Cracked LCD 5.8: There Will Be Games Part X
Our saga concludes with the sad end to the Atlanta Game Factory.
Date: Thursday, June 19, 2008
Author: Michael Barnes

But in the hours right after court, there was the expected flurry of phone calls to Dollar Bill, The Kid, the other employees, select regulars, my parents, and so forth. The story was told and retold. And all day long I thought about the kids that were going to show up for Friday Night Magic and find the doors locked. I drove by to see if perhaps The Barrister had the store open and there was a handwritten sign on the door that said “Closed due to family emergency”. Most people know that “family emergencies” are up there with “creative differences” in terms of excuses and one of my biggest fears was that people were going to think that we had gone out of business or that the store had failed. We hadn’t yet, whether I was barred from the store or not.

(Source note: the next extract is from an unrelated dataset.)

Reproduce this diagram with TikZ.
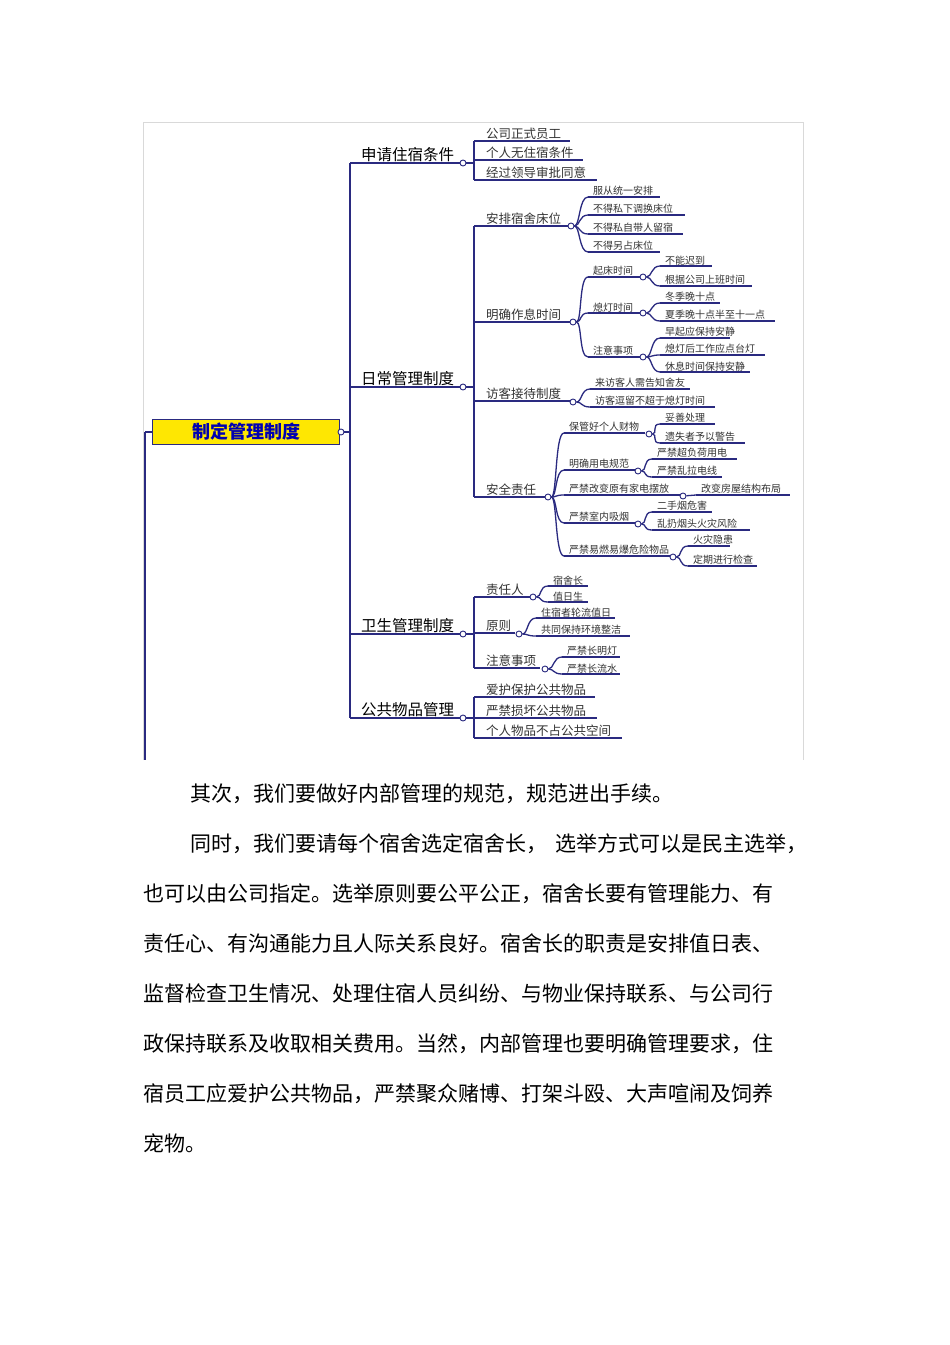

I was also more than a bit freaked out because almost my entire game collection was still in the store along with who knows how many DVDs, CDs, and other personal belongings. Dollar Bill also had a lot of stuff in the store. We talked about the possibility of having him arrested for theft by taking but the situation was such that we didn’t really know what we could do. The Barrister was the majority shareholder, and what he did seemed really, really illegal but any action was really in Dollar Bill’s hands- I didn’t have a lawyer and I didn’t know anything about how to proceed. I just never expected that it would come to all this and I was really kind of powerless in the situation. We didn’t have anything formal regarding our business partnership, we didn’t have share certificates and The Barrister’s name was pretty much the only one on all of our documentation. That was a gross oversight on our part.

Although he had an attorney and even more money tied up in the store than I did, Dollar Bill didn’t do anything. He talked a lot about taking some kind of legal action, about taking steps to file a complaint with the Georgia Bar Association since The Barrister had mismanaged his relationship with his other company. He talked about giving The Barrister another chance to negotiate and get the store back in our hands. He talked about just starting over with a whole new store. But Dollar Bill talks a lot about a lot things, most of which never come to fruition.

So he did nothing. He was wealthy and the store was just kind of an extension of the hobby to him. He didn’t expect to get much out of it and he didn’t depend on its success. It was a frivolity, the new Corvette wrapped around a telephone pole with no one injured and no repercussion. He talked a lot, but he never said anything about just shrugging it off. Which is what I knew he would do the day after the Occupation of Atlanta Game Factory began. The long, slow grinding down of my respect for Dollar Bill had already started some time before, but it accelerated greatly as I watched him laugh about this whole situation and treat it like a millionaire’s peccadillo.

The immediate reality of the situation for me was that I was suddenly without a job- I had no income right after the holidays and conveniently right after buying a new car. But more than that, everything I had worked for over two years was suddenly in the hands of someone else, everything I had worked to develop, build, and cultivate was suddenly occupied and in the hands of a hostile and incompetent enemy. I felt devastated, lost, and deeply depressed.

I was also really worried that The Barrister would say, do, or act in ways that would discredit the Atlanta Game Factory name so I started a campaign of my own to make sure that our landlord, distributors, business contacts, customers, and friends knew exactly what the situation was and that anything coming from The Barrister should not be considered sanctioned, endorsed, or supported by Atlanta Game Factory. I still had remote access to our email account and I had email addresses for hundreds of customers. I contacted everybody I could to let them know what was happening. I went online and spread the word about what was happening and I tried to be as optimistic as possible- “we’re on hiatus until we get this situation sorted out was my chief message. I didn’t want to let it go and I wanted the Atlanta gaming community, who had supported us and made us what we were, to know that we were trying to get back into the store and get everything sorted out.

The occupied Atlanta Game Factory reopened not even a week after The Barrister staged his coup. Over the weekend, The Barrister had apparently contacted all of the employees and asked them to come back to work. Billy Motion, Tiny, The Kid, Hot Karl, and the others all refused to do so- their fealty lay with me and my vision of AGF. So he went and hired back some of the old employees from before the time I had assumed control of the store and apparently hired on a couple of his gym buddies to fill out the schedule— none of whom knew anything about gaming at all. The store hours were changed to 12-8 every day and apparently all standing events were to continue. I know all of this because I had The Kid spying on the store daily to keep track of any activity and several of the regulars were reporting back to me as a kind of fifth column. Many still communicated with The Barrister and were in his confidence to some degree.

By all accounts, the store was a dead zone. There was practically no business, events that had been well attended barely days before were now barren. Stock was low and a general sense of doom seemed to be settling in with the AGF crowd and crew. But some folks assumed that the store was just continuing on and there were a few posts online that announced that Atlanta Game Factory was back, open for business and carrying on as before. To the outside world, and to newer customers who had not been really aware of who we were or what the AGF culture was, it was just another store and they likely didn’t notice the drastic change. Some did, and apparently I was asked for many times by customers who knew me. They were told that I “no longer worked there.”